Há estudos relatando que a dopamina, neurotransmissor responsável pela sensação de recompensa, costuma ser liberada quando ingerimos comidas com altos teores de açúcar, sal e gordura. Esse efeito seria ainda mais acentuado se, por experiências passadas, você registrou no cérebro que, quando come chocolate, fica feliz. Há até estudos apontando que, em algumas pessoas, o cérebro libera dopamina só de pensar em tranqueiras.
O quase irresistível glutamato de sódio
A cereja do bolo é a serotonina, chamada de “neurotransmissor da felicidade”, cujos níveis sobem após a ingestão de chocolate, queijo e carboidratos. Mas não se sabe, aqui, se a produção de serotonina ocorre por causa do alimento ou simplesmente porque associamos que, ao comê-lo, ficaremos felizes.

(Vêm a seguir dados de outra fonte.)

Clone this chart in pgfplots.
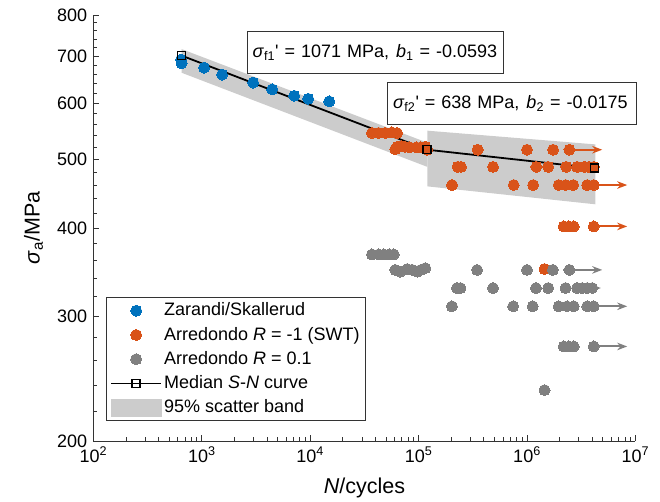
\documentclass[border=0pt]{standalone}
\usepackage{fontspec}
\setmainfont{Liberation Sans}
\usepackage{pgfplots}
\pgfplotsset{compat=1.18}
\usetikzlibrary{arrows.meta}
\definecolor{mblue}{RGB}{0,114,189}
\definecolor{morange}{RGB}{217,83,25}
\definecolor{mgray}{RGB}{128,128,128}
\definecolor{bandgray}{RGB}{204,204,204}
\newcommand{\fs}{\fontsize{18}{21}\selectfont}
\newcommand{\fl}{\fontsize{21.5}{25}\selectfont}
\tikzset{runout/.style={line width=2pt, -{Stealth[length=10pt,width=7.5pt]}}}
\begin{document}
\fs
\begin{tikzpicture}
\begin{axis}[
  at={(0pt,0pt)}, anchor=south west,
  scale only axis, width=542pt, height=426pt,
  xmode=log, ymode=log,
  xmin=1e2, xmax=1e7, ymin=200, ymax=800,
  axis lines*=left,
  axis line style={line width=0.8pt, color=black!80},
  every tick/.style={line width=0.8pt, color=black!80},
  tick align=inside, major tick length=6pt, minor tick length=3.5pt,
  xtick={1e2,1e3,1e4,1e5,1e6,1e7},
  xticklabels={10\textsuperscript{2},10\textsuperscript{3},10\textsuperscript{4},10\textsuperscript{5},10\textsuperscript{6},10\textsuperscript{7}},
  ytick={200,300,400,500,600,700,800},
  yticklabels={200,300,400,500,600,700,800},
  minor ytick={220,240,260,280,320,340,360,380,420,440,460,480,520,540,560,580,620,640,660,680,720,740,760,780},
  ticklabel style={font=\fs},
  xlabel={\textit{N}/cycles},
  ylabel={\textit{σ}\textsubscript{a}/MPa},
  label style={font=\fl},
  xlabel style={yshift=-3pt},
  ylabel style={yshift=2pt},
  legend style={at={(0.023,0.047)}, anchor=south west, font=\fs,
    draw=black!80, line width=0.8pt, row sep=4.5pt, inner xsep=4pt, inner ysep=3pt},
  legend cell align=left,
  legend image code/.code={\draw[mark repeat=2,mark phase=2,#1] plot coordinates {(0pt,0pt) (25pt,0pt) (50pt,0pt)};},
  clip=false,
]
% scatter bands
\addplot[fill=bandgray, draw=none, forget plot] coordinates {(650,716) (1.203e5,528) (1.203e5,488) (650,663)} -- cycle;
\addplot[fill=bandgray, draw=none, forget plot] coordinates {(1.203e5,549) (4.28e6,525) (4.28e6,432) (1.203e5,458)} -- cycle;
% Zarandi / Skallerud
\addplot[only marks, mark=*, mark size=5.5pt, mark options={draw=mblue, fill=mblue, line width=0pt}] coordinates {
(644,692) (650,684) (1050,674) (1540,659) (2975,642) (4457,628) (7118,615) (9588,609) (14970,604)};
\addlegendentry{Zarandi/Skallerud}
% Arredondo R=-1
\addplot[only marks, mark=*, mark size=5.5pt, mark options={draw=morange, fill=morange, line width=0pt}] coordinates {
(37150,545) (42740,545) (49240,545) (56800,546) (63200,545)
(60950,517) (64000,521) (69000,522) (75000,521) (83000,520) (95000,520) (105000,520) (115300,521) (120300,516)
(350700,516) (1.0e6,516) (1.74e6,516) (2.46e6,516)
(229000,488) (246000,488) (486000,488) (1.22e6,488) (1.57e6,488) (2.30e6,488) (2.90e6,488) (3.39e6,488) (3.72e6,488) (4.13e6,488)
(203400,460) (754000,460) (1.14e6,460) (1.96e6,460) (2.27e6,460) (2.67e6,460) (3.59e6,460) (4.13e6,460)
(2.18e6,402) (2.43e6,402) (2.70e6,402) (4.13e6,402)
(1.45e6,350)};
\addlegendentry{Arredondo \textit{R} = -1 (SWT)}
\addplot[morange, runout, forget plot] coordinates {(2.46e6,516) (4.94e6,516)};
\addplot[morange, runout, forget plot] coordinates {(4.13e6,460) (8.4e6,460)};
\addplot[morange, runout, forget plot] coordinates {(4.13e6,402) (8.4e6,402)};
% Arredondo R=0.1
\addplot[only marks, mark=*, mark size=5.5pt, mark options={draw=mgray, fill=mgray, line width=0pt}] coordinates {
(37150,367) (42740,367) (47800,367) (53400,367) (59000,367)
(60950,349) (67800,347) (78500,350) (87600,349) (97900,347) (105000,349) (115300,351)
(3.46e5,349) (1.0e6,349) (1.73e6,349) (2.46e6,349)
(2.26e5,329) (2.43e5,329) (4.86e5,329) (1.21e6,329) (1.57e6,329) (2.27e6,329) (2.90e6,329) (3.23e6,329) (3.59e6,329) (4.0e6,329)
(2.03e5,310) (7.45e5,310) (1.13e6,310) (1.96e6,310) (2.34e6,310) (2.70e6,310) (3.59e6,310) (4.13e6,310)
(2.18e6,272) (2.43e6,272) (2.70e6,272) (4.13e6,272)
(1.45e6,236)};
\addlegendentry{Arredondo \textit{R} = 0.1}
\addplot[mgray, runout, forget plot] coordinates {(2.46e6,349) (4.94e6,349)};
\addplot[mgray, runout, forget plot] coordinates {(4.0e6,329) (4.8e6,329)};
\addplot[mgray, runout, forget plot] coordinates {(4.13e6,310) (8.4e6,310)};
\addplot[mgray, runout, forget plot] coordinates {(4.13e6,272) (8.4e6,272)};
% median curve
\addplot[black, line width=1.8pt, mark=square, mark size=4pt, mark options={solid, line width=1.5pt, fill=none}] coordinates {(650,701) (1.2e5,516) (4.2e6,486)};
\addlegendentry{Median \textit{S}-\textit{N} curve}
\addlegendimage{legend image code/.code={\fill[bandgray] (0pt,-8.5pt) rectangle (50pt,8.5pt);}}
\addlegendentry{95\% scatter band}
% annotation boxes
\node[draw=black!80, line width=0.8pt, fill=white, anchor=north west, text width=245pt, inner xsep=5.5pt, minimum height=42pt, align=left, font=\fs]
  at (rel axis cs:0.283,0.962) {\textit{σ}\textsubscript{f1}\textquotesingle{} = 1071 MPa,\hspace{7pt}\textit{b}\textsubscript{1} = -0.0593};
\node[draw=black!80, line width=0.8pt, fill=white, anchor=north west, text width=238pt, inner xsep=5.5pt, minimum height=42pt, align=left, font=\fs]
  at (rel axis cs:0.542,0.843) {\textit{σ}\textsubscript{f2}\textquotesingle{} = 638 MPa,\hspace{7pt}\textit{b}\textsubscript{2} = -0.0175};
\end{axis}
\pgfresetboundingbox
\path[use as bounding box] (-93.4pt,-61pt) rectangle (566.6pt,441pt);
\end{tikzpicture}
\end{document}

— Alimentos calóricos, doces e com gordura estimulam a liberação de serotonina, que tem ação antidepressiva — diz Rubens Gagliardi, ex-presidente da Academia Brasileira de Neurologia. – Isso também é provocado pela tiramina (uma substância presente em vinhos e cervejas).
A indústria alimentícia também faz seu papel: produtos processados e crocantes, como salgadinhos, contêm em sua fórmula glutamato de sódio, um tipo de sal que ressalta o sabor de comidas ao hiperestimular nossas papilas gustativas a ponto de você simplesmente não conseguir comer apenas uma unidade. Mais difícil ainda de dizer não.
Vale a ressalva de que nem todas as pessoas descontam emoções no prato. Para muitos, a fome vai embora justamente em momentos de estresse e tristeza. Isso ocorre por várias questões, desde fatores genéticos até uma história de vida na qual a comida não é associada com lembranças positivas. Mas, segundo Bruno Halpern, da SBEM, geralmente, quem é magro emagrece e quem é obeso engorda, a depender do background genético. Ele acrescenta que até o tipo de problema influencia na resposta que teremos.
— Existe o estresse que você pode resolver e aquele que você não tem como, porque aguarda a decisão ou avaliação de outra pessoa. Se tenho que resolver, crescem os níveis de noradrenalina e cortisol, meu foco aumenta e como mais porque minhas necessidades calóricas subiram. Mas, se preciso aguardar outra pessoa fazer algo, entram a fome emocional e neurotransmissores como dopamina e serotonina, porque a pessoa usa a comida como forma de se defender contra uma pressão externa — sintetiza.